Welch v. Smith
Headline: Denial of review leaves federal courts split on whether civil-rights plaintiffs can immediately appeal a judge’s refusal to appoint a lawyer, keeping inconsistent rules in place for people suing under federal civil-rights law.
Holding:
- Leaves circuit split unresolved on immediate appeals after a denial of appointed counsel.
- Civil-rights plaintiffs’ ability to appeal depends on which appeals court covers the case.
- May cause delays, extra costs, and inconsistent outcomes across federal courts.
Summary
Background
Civil-rights plaintiffs sued under federal law (42 U.S.C. §1983) and asked courts to appoint lawyers for them. In some cases, district judges denied those requests. The question reached the Supreme Court from appeals in the Second and Fourth federal appeals courts, but the Court declined to review those decisions and did not resolve the dispute.
Reasoning
The central question was whether a judge’s order denying a request for a court-appointed lawyer can be appealed immediately under the ordinary rule about when appeals are allowed. The Court did not answer that question because it refused to take the case. The opinion and accompanying discussion note a clear split: the Second and Fourth Circuits treat such denials as not immediately appealable, while the Fifth and Eighth Circuits say they are. The Ninth Circuit treats Title VII employer-discrimination cases differently from §1983 civil-rights cases.
Real world impact
Because the Supreme Court denied review, the disagreement among appeals courts remains. Whether a person seeking a lawyer can appeal right away depends on where the case is filed, producing uneven access to review.

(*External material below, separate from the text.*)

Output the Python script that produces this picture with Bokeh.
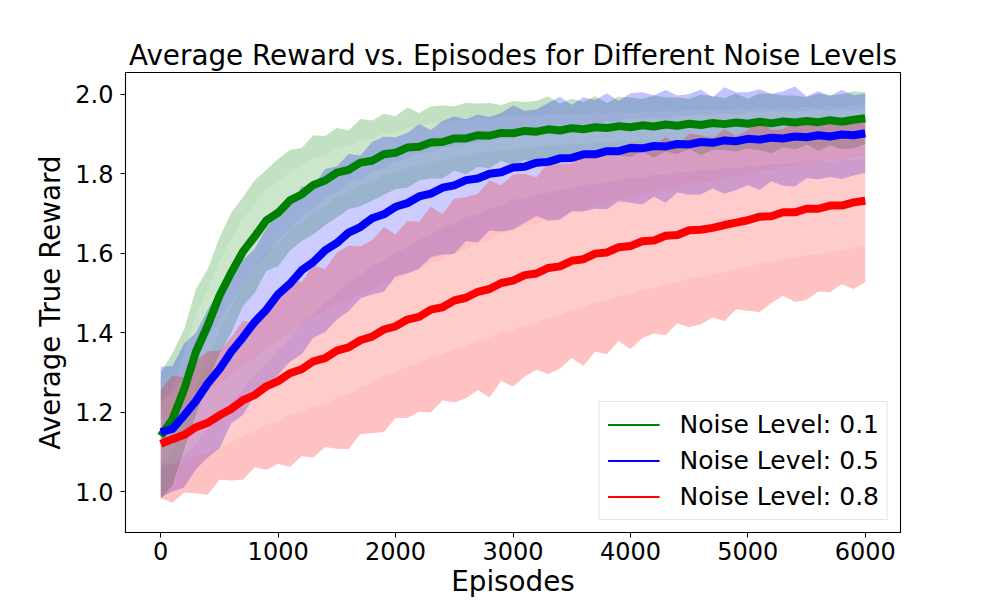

Litigants in some circuits may face extra delay and expense while others can appeal immediately, and lower courts lack uniform guidance until the Court later takes the issue.
Dissents or concurrances
Justice White, joined by Justice Blackmun, dissented from the denial of review, arguing that the widespread disagreement among federal appeals courts was significant and warranted Supreme Court resolution.